Ирина молчала насупившись.
— Ну чего ты? — спросила женщина, как и в тот раз, наклоняясь к ней. Опять запахло табаком, ударило водочным перегаром. Девочка отстранилась, заслоняясь рукой.
— Чего побледнела? — спросила мать. В ее голосе прозвучала неуверенность…
Опять больничная палата. Девочка медленно выходила из транса.
«Что у меня за мать? Почему я в детдоме, а Валя с ней? Когда-то я, возможно, жила с ними. Пожар… Теперь я знаю, что он был. А больше ничего не помню. И Валю тоже. Где мой отец? Кто он?.. Наверное, мы жили вместе. Потом — пожар!..»
В детский дом она вернулась замкнутой, повзрослевшей. Мать больше не приходила. А спустя некоторое время в детском доме с вещами появилась Валя.
— Здравствуй, — сказала она Ирине. — Ну вот мы и вместе.
— Хорошо, — безразличным тоном ответила младшая сестра.
Валя вдруг зарыдала, уткнувшись носом в подушку.
— Ты чего? — растерялась Ирина и неожиданно для себя прильнула к ней.
— Если бы ты только видела!.. — сквозь слезы причитала Валя. — Вытащили женщину из-под колес. «Старая пьяница, — сказал кто-то. — Все знали, что она плохо кончит». Подошла я ближе. Мама… Мамочка!..
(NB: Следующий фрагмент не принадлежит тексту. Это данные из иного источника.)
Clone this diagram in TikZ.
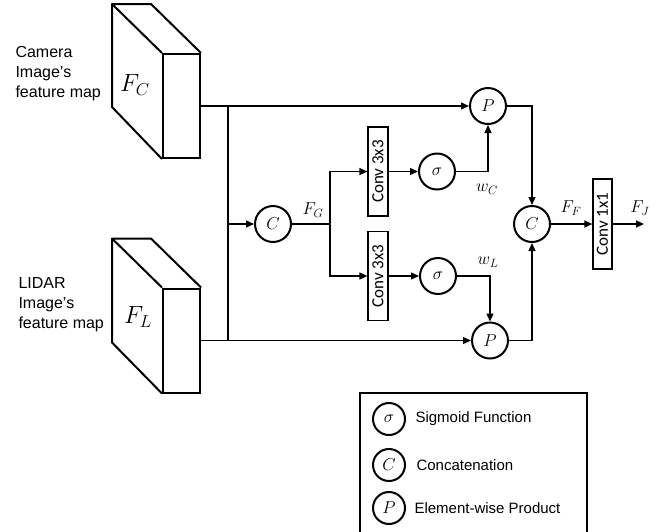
\documentclass[tikz,border=0pt]{standalone}
\usepackage{fontspec}
\setmainfont{Liberation Sans}
\newfontfamily\convfont{Carlito}
\usetikzlibrary{arrows.meta,positioning}

\begin{document}
\begin{tikzpicture}[x=1pt, y=-1pt,
  op/.style={draw, circle, line width=2pt, minimum size=36pt, inner sep=0pt, font=\fontsize{17}{17}\selectfont},
  key/.style={op, minimum size=32pt},
  conv/.style={draw, line width=1.2pt, rotate=90, minimum width=89pt, minimum height=20pt, inner sep=0pt, font=\convfont\fontsize{17}{17}\selectfont},
  face/.style={draw, line width=2pt, minimum width=37pt, minimum height=104pt, inner sep=0pt},
  lbl/.style={font=\fontsize{17}{17}\selectfont},
  txt/.style={align=left, font=\fontsize{16}{20}\selectfont},
  keytxt/.style={font=\fontsize{15}{15}\selectfont},
  arr/.style={line width=1.3pt, -{Triangle[length=8pt,width=7pt]}},
  wire/.style={line width=1.3pt}
]
\useasboundingbox (0,0) rectangle (661,531);

% Feature map blocks
\node[face] (camF) at (181.5,106) {};
\draw[line width=2pt, line join=round] (camF.north west) -- ++(-50,-49) -- ++(39,0) -- (camF.north east);
\draw[line width=2pt, line join=round] (camF.north west) ++(-50,-49) -- ++(0,103) -- (camF.south west);
\node[font=\fontsize{23}{23}\selectfont] (camL) at (135,85) {$F_C$};
\node[txt, anchor=west] (camT) at (12,74) {Camera\\Image's\\feature map};

\node[face] (lidF) at (181.5,340.5) {};
\draw[line width=2pt, line join=round] (lidF.north west) -- ++(-50,-49) -- ++(39,0) -- (lidF.north east);
\draw[line width=2pt, line join=round] (lidF.north west) ++(-50,-49) -- ++(0,104) -- (lidF.south west);
\node[font=\fontsize{23}{23}\selectfont] (lidL) at (138,317) {$F_L$};
\node[txt, anchor=west] (lidT) at (15,305) {LIDAR\\Image's\\feature map};

% Operators
\node[op] (catG) at (273,224) {$C$};
\node[conv] (convU) at (378,171.5) {Conv 3x3};
\node[conv] (convL) at (378,276) {Conv 3x3};
\node[op] (sigU) at (437,171.5) {$\sigma$};
\node[op] (sigL) at (438,276) {$\sigma$};
\node[op] (prodC) at (488,106) {$P$};
\node[op] (prodL) at (490,340.5) {$P$};
\node[op] (catF) at (532,224) {$C$};
\node[conv, minimum width=90pt, minimum height=19pt] (conv1) at (602.5,224) {Conv 1x1};

% Junctions
\coordinate (jc) at (228,106);
\coordinate (jl) at (228,340.5);
\coordinate (br) at (330,224);
\coordinate (out) at (644,224);

% Labels
\node[lbl] (fG) at (313,210) {$F_G$};
\node[lbl] (wC) at (487,189) {$w_C$};
\node[lbl] (wL) at (488,262) {$w_L$};
\node[lbl] (fF) at (571,208) {$F_F$};
\node[lbl] (fJ) at (640,208) {$F_J$};

% Connectors
\draw[arr] (camF.east) -- (prodC);
\draw[arr] (lidF.east) -- (prodL);
\draw[wire] (jc) -- (jl);
\draw[arr] (jc |- catG) -- (catG);
\draw[wire] (catG) -- (br);
\draw[arr] (br) |- (convU);
\draw[arr] (br) |- (convL);
\draw[arr] (convU) -- (sigU);
\draw[arr] (convL) -- (sigL);
\draw[arr] (sigU) -| (prodC);
\draw[arr] (sigL) -| (prodL);
\draw[arr] (prodC) -| (catF);
\draw[arr] (prodL) -| (catF);
\draw[arr] (catF) -- (conv1);
\draw[arr] (conv1) -- (out);

% Legend
\draw[line width=2.6pt] (360,540) |- (587,393) -- (587,540);
\node[key] (kSig) at (389,419) {$\sigma$};
\node[key] (kCat) at (389,465) {$C$};
\node[key] (kProd) at (389,508) {$P$};
\node[keytxt, right=6pt of kSig] (kSigT) {Sigmoid Function};
\node[keytxt, right=7pt of kCat] (kCatT) {Concatenation};
\node[keytxt, right=5pt of kProd] (kProdT) {Element-wise Product};
\end{tikzpicture}
\end{document}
Валя была старше на два года. Когда оправилась от потрясения, стала рассказывать про свою жизнь с матерью.
Пожар, оказывается, действительно был. Мать часто вспоминала о нем: «Если бы не пожар!» Еще она говорила: «Все к черту сгорело!»
Вале тогда было пять лет.
После пожара они переехали в общежитие техникума, где мать работала уборщицей. Жили в маленькой комнатушке под самой крышей. Если кто-нибудь приходил, Валю выпроваживали на улицу. Ложилась она поздно, не высыпалась. Училась плохо.
Мать почти всегда была пьяна. Протрезвлялась редко. И тогда жалела Валю, неумело, робко ласкала ее. В эти минуты Валя прощала ей все. Мать плакала, жаловалась на свою судьбу, обещала больше не пить. Но все повторялось сначала.
А недавно был суд. Мать сидела на скамье подсудимых. Она отвечала на вопросы судьи, и Валя понимала, что решалась ее судьба.
— А вы подумали о дочери, которая видела, какую разгульную жизнь вы вели?
— Что она понимает в таком возрасте?
— Наверное, девочка никогда не чувствовала материнской теплоты. Посмотрите, какой болезненный у нее вид, как она плохо одета.
— При чем тут одежда? Сама не в шелках хожу!
— Пить надо меньше.
— Это уж мое дело.
— Ошибаетесь. Это — дело общественное. И еще, ведь у вас есть другой ребенок, в детском доме. Бывает, конечно, так: матери одной трудно, отдает она ребенка на попечение государства. Но ведь пишет, мучается, думает о ребенке, навещает, живет мыслями при первой же возможности забрать его домой. А вы?..
Когда вышли из здания суда, мать сказала Валентине:
— Ну вот… Лишили, значит, меня родительских прав. А тебя отдадут в детский дом.